Whether or not you approve of - or even understand - the corrida, it is a national tradition that many believe is the very essence of Spanish culture: a ritual that binds an historically fragmented collection of regions into one country and that predates Spain itself. The corridas were even held in the midst of the bloody days of the Civil War! 

"Our literature, our paintings, all of our artistic expressions are influenced by the world of the bull," one Spaniard observed, " It explains who we are." I think he is right. In what other country would you find huge black silhouettes of fighting bulls looming on the horizon as you wend your way through the rolling hills of the countryside? 

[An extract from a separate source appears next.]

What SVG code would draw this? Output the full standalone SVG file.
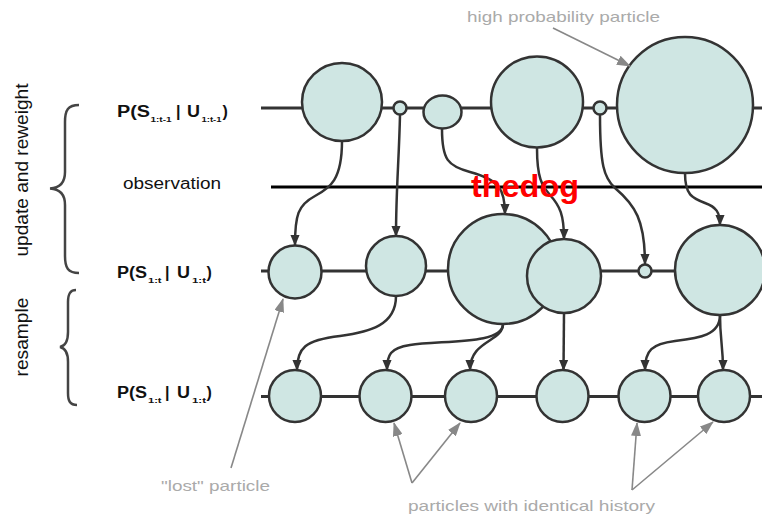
<svg xmlns="http://www.w3.org/2000/svg" width="762" height="517" viewBox="0 0 762 517">
<style>
.row{stroke:#333;stroke-width:3;fill:none}
.node{fill:#cfe6e3;stroke:#333;stroke-width:2.5}
.conn{fill:none;stroke:#333;stroke-width:2.5;marker-end:url(#ah)}
.gray{fill:none;stroke:#888;stroke-width:1.6;marker-end:url(#gh)}
.lbl{font-family:"Liberation Sans",Arial,sans-serif;font-weight:bold;font-size:16px;fill:#111}
.sub{font-family:"Liberation Sans",Arial,sans-serif;font-weight:bold;font-size:8px;fill:#111}
.txt{font-family:"Liberation Sans",Arial,sans-serif;font-size:16px;fill:#111}
.side{font-family:"Liberation Sans",Arial,sans-serif;font-size:18px;fill:#111}
.note{font-family:"Liberation Sans",Arial,sans-serif;font-size:15px;fill:#aaa}
.brace{fill:none;stroke:#444;stroke-width:2.5}
</style>
<defs>
<marker id="ah" viewBox="0 0 12 10" refX="11" refY="5" markerWidth="11" markerHeight="11" markerUnits="userSpaceOnUse" orient="auto">
<path d="M0,0 L12,5 L0,10 z" fill="#333"/>
</marker>
<marker id="gh" viewBox="0 0 14 10" refX="13" refY="5" markerWidth="14" markerHeight="10" markerUnits="userSpaceOnUse" orient="auto">
<path d="M0,0 L14,5 L0,10 z" fill="#888"/>
</marker>
</defs>

<!-- side labels and braces -->
<g id="side-labels">
<text class="side" transform="translate(28,256.5) rotate(-90)" textLength="173" lengthAdjust="spacingAndGlyphs">update and reweight</text>
<text class="side" transform="translate(28,376.5) rotate(-90)" textLength="79" lengthAdjust="spacingAndGlyphs">resample</text>
<path class="brace" d="M79,105 C68,105 65,110 65,122 L65,172 C65,182 60,188 50,188.5 C60,189 65,195 65,205 L65,256 C65,268 68,273 79,273"/>
<path class="brace" d="M76,290 C70,290 68,294 68,302 L68,332 C68,341 65,346 60,347 C65,348 68,353 68,362 L68,393 C68,401 70,405 77,405"/>
</g>

<!-- row labels -->
<g id="label-row1">
<text class="lbl" x="117" y="116.5" textLength="33" lengthAdjust="spacingAndGlyphs">P(S</text>
<text class="sub" x="150.5" y="121.5" textLength="21" lengthAdjust="spacingAndGlyphs">1:t-1</text>
<text class="lbl" x="176" y="116.5">|</text>
<text class="lbl" x="187" y="116.5" textLength="13" lengthAdjust="spacingAndGlyphs">U</text>
<text class="sub" x="201.5" y="121.5" textLength="20" lengthAdjust="spacingAndGlyphs">1:t-1</text>
<text class="lbl" x="222.5" y="116.5">)</text>
</g>
<g id="label-observation">
<text class="txt" x="123" y="188.5" textLength="98" lengthAdjust="spacingAndGlyphs">observation</text>
</g>
<g id="label-row2">
<text class="lbl" x="117" y="278.3" textLength="30" lengthAdjust="spacingAndGlyphs">P(S</text>
<text class="sub" x="148" y="282.5" textLength="13.5" lengthAdjust="spacingAndGlyphs">1:t</text>
<text class="lbl" x="165" y="278.3">|</text>
<text class="lbl" x="177" y="278.3" textLength="13" lengthAdjust="spacingAndGlyphs">U</text>
<text class="sub" x="192" y="282.5" textLength="14" lengthAdjust="spacingAndGlyphs">1:t</text>
<text class="lbl" x="206.5" y="278.3">)</text>
</g>
<g id="label-row3">
<text class="lbl" x="117" y="398.3" textLength="30" lengthAdjust="spacingAndGlyphs">P(S</text>
<text class="sub" x="148" y="402.5" textLength="13.5" lengthAdjust="spacingAndGlyphs">1:t</text>
<text class="lbl" x="165" y="398.3">|</text>
<text class="lbl" x="177" y="398.3" textLength="13" lengthAdjust="spacingAndGlyphs">U</text>
<text class="sub" x="192" y="402.5" textLength="14" lengthAdjust="spacingAndGlyphs">1:t</text>
<text class="lbl" x="206.5" y="398.3">)</text>
</g>

<!-- horizontal lines -->
<g id="lines">
<line class="row" x1="261" y1="108" x2="762" y2="108"/>
<line x1="271" y1="187" x2="762" y2="187" stroke="#000" stroke-width="3"/>
<line class="row" x1="261" y1="271" x2="762" y2="271"/>
<line class="row" x1="261" y1="396.5" x2="762" y2="396.5"/>
</g>

<!-- connectors -->
<g id="connectors">
<path class="conn" d="M342,141 C342,180 330,188 315,196 C298,205 295,215 295,245"/>
<path class="conn" d="M400,115 C399,160 396,190 396,236"/>
<path class="conn" d="M442,129 C442,160 448,166 470,172 C500,180 505,190 505,214"/>
<path class="conn" d="M537,148 C537,178 542,186 550,195 C560,206 564,215 564,239"/>
<path class="conn" d="M600,115 C600,165 604,178 615,188 C635,205 645,220 645,264"/>
<path class="conn" d="M685,173 C685,195 692,198 705,203 C716,207 720,212 720,225"/>
<path class="conn" d="M396,296 C396,325 370,332 340,336 C305,340 297,348 297,370"/>
<path class="conn" d="M503,324 C503,342 470,340 470,370"/>
<path class="conn" d="M503,324 C503,345 440,340 410,345 C390,348 387,355 387,370"/>
<path class="conn" d="M564,313 L563.5,370"/>
<path class="conn" d="M720,315 C720,340 723,345 723,370"/>
<path class="conn" d="M720,315 C720,335 700,338 675,341 C652,344 645,350 645,370"/>
</g>

<!-- row 1 nodes -->
<g id="n1a"><ellipse class="node" cx="342" cy="102" rx="40" ry="39"/></g>
<g id="n1b"><circle class="node" cx="400" cy="108" r="6.5"/></g>
<g id="n1c"><ellipse class="node" cx="442.5" cy="112" rx="19" ry="16.5"/></g>
<g id="n1d"><ellipse class="node" cx="537" cy="102" rx="46" ry="45.5"/></g>
<g id="n1e"><circle class="node" cx="600" cy="108" r="6.5"/></g>
<g id="n1f"><circle class="node" cx="685" cy="105" r="68"/></g>

<!-- row 2 nodes -->
<g id="n2a"><circle class="node" cx="295" cy="272" r="26.5"/></g>
<g id="n2b"><circle class="node" cx="396" cy="266" r="30"/></g>
<g id="n2c"><circle class="node" cx="503" cy="269" r="55"/></g>
<g id="n2d"><circle class="node" cx="564" cy="276" r="37"/></g>
<g id="n2e"><circle class="node" cx="645" cy="271" r="6.5"/></g>
<g id="n2f"><circle class="node" cx="720" cy="270" r="45"/></g>

<!-- row 3 nodes -->
<g id="n3a"><circle class="node" cx="295" cy="396" r="26"/></g>
<g id="n3b"><circle class="node" cx="385.5" cy="396" r="26"/></g>
<g id="n3c"><circle class="node" cx="471" cy="396" r="26"/></g>
<g id="n3d"><circle class="node" cx="562.5" cy="396" r="26"/></g>
<g id="n3e"><circle class="node" cx="644.5" cy="396" r="26"/></g>
<g id="n3f"><circle class="node" cx="724" cy="396" r="26"/></g>

<!-- red overlay text -->
<g id="thedog">
<text x="471" y="197" font-family="Liberation Sans, Arial, sans-serif" font-weight="bold" font-size="32" fill="#ff0000" textLength="108" lengthAdjust="spacingAndGlyphs">thedog</text>
</g>

<!-- annotations -->
<g id="annotations">
<text class="note" x="467" y="22" textLength="193" lengthAdjust="spacingAndGlyphs">high probability particle</text>
<path class="gray" d="M553,28 L630,66"/>
<text class="note" x="161" y="491" textLength="109" lengthAdjust="spacingAndGlyphs">"lost" particle</text>
<path class="gray" d="M231,468 L283,299"/>
<text class="note" x="408" y="511" textLength="247" lengthAdjust="spacingAndGlyphs">particles with identical history</text>
<path class="gray" d="M412,483 L394,423"/>
<path class="gray" d="M412,483 L460,423"/>
<path class="gray" d="M632,490 L637,423"/>
<path class="gray" d="M632,490 L713,422"/>
</g>
</svg>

Originally it was a brilliant marketing strategy of the Osborne Bodegas, makers of sherry and brandy in my "hometown" of El Puerto de Santa María. Over much of Spain they installed colossal billboards cut in the shape of the bull with the word Osborne emblazoned in red letters across his body. 

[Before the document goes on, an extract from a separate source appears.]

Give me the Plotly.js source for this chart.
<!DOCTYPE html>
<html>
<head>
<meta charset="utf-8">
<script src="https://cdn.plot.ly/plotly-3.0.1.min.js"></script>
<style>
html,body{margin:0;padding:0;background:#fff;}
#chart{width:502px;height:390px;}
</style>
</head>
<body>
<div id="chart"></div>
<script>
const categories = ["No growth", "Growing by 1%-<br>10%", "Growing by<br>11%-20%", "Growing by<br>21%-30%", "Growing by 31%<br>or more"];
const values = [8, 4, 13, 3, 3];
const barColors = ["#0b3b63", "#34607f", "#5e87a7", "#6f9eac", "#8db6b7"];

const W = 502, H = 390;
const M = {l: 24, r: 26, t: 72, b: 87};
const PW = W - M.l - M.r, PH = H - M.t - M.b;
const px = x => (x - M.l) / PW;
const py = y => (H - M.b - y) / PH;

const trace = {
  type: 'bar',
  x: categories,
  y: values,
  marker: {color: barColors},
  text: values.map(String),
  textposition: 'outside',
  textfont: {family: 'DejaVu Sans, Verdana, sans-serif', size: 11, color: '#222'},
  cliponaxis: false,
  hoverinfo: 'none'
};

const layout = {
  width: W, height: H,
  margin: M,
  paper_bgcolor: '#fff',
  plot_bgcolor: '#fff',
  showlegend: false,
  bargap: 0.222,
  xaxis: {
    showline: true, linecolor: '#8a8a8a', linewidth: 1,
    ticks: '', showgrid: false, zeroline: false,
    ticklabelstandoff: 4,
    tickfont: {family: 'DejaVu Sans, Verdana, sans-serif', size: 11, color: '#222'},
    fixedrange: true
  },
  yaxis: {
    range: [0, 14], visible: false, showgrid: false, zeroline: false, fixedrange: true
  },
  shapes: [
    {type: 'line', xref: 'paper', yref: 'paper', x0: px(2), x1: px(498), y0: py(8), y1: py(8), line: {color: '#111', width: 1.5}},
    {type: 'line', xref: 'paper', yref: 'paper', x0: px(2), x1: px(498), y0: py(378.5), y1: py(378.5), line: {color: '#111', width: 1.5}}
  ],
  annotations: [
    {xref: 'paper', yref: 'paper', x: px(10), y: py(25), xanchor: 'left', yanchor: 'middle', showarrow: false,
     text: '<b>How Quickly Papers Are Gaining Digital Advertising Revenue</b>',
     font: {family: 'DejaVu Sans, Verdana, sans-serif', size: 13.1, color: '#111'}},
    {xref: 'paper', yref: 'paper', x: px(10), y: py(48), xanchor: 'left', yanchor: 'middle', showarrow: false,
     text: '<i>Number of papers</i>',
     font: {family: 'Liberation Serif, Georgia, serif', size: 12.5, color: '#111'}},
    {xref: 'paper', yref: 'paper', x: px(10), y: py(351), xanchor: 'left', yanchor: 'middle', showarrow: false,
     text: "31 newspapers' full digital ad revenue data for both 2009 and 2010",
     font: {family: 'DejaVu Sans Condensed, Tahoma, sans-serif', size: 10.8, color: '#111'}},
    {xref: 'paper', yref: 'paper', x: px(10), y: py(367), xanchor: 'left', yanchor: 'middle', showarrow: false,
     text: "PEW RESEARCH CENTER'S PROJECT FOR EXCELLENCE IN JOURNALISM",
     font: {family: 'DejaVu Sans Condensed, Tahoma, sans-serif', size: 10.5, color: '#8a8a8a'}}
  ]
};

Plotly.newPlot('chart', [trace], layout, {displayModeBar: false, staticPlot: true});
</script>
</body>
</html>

After the passing of Franco the reforming national legislature, the Cortes, passed sweeping legislation including a ban on all roadside billboards throughout the nation. But the ink had hardly dried on the document before they realized they had unintentionally done an unthinkable thing: the massive bulls would be removed from the landscape! So they went back into session and declared the bull silhouette a national treasure, so long as the brand name was removed! 

This year many of Spain's mighty bulls are being confined to the ranch under a quarantine aimed at halting the spread of a disease known as bluetongue. It is only harmful to sheep, not other livestock or humans. Still, it puts the government in the unenviable position of trying to balance the interests of the fighting bulls, which represent a tradition that is nearly sacred in some parts of society, with the venerable sheep industry. 

"The current measures would create the gravest crisis we have ever known," Enrique Garza Grau, secretary general of the National Association of Organizers of Bullfighting Spectacles, said in an interview. The gravest crisis? I know Spaniards often speak in hyperbole, but as I think about it, Señor Garza may not be far from the mark.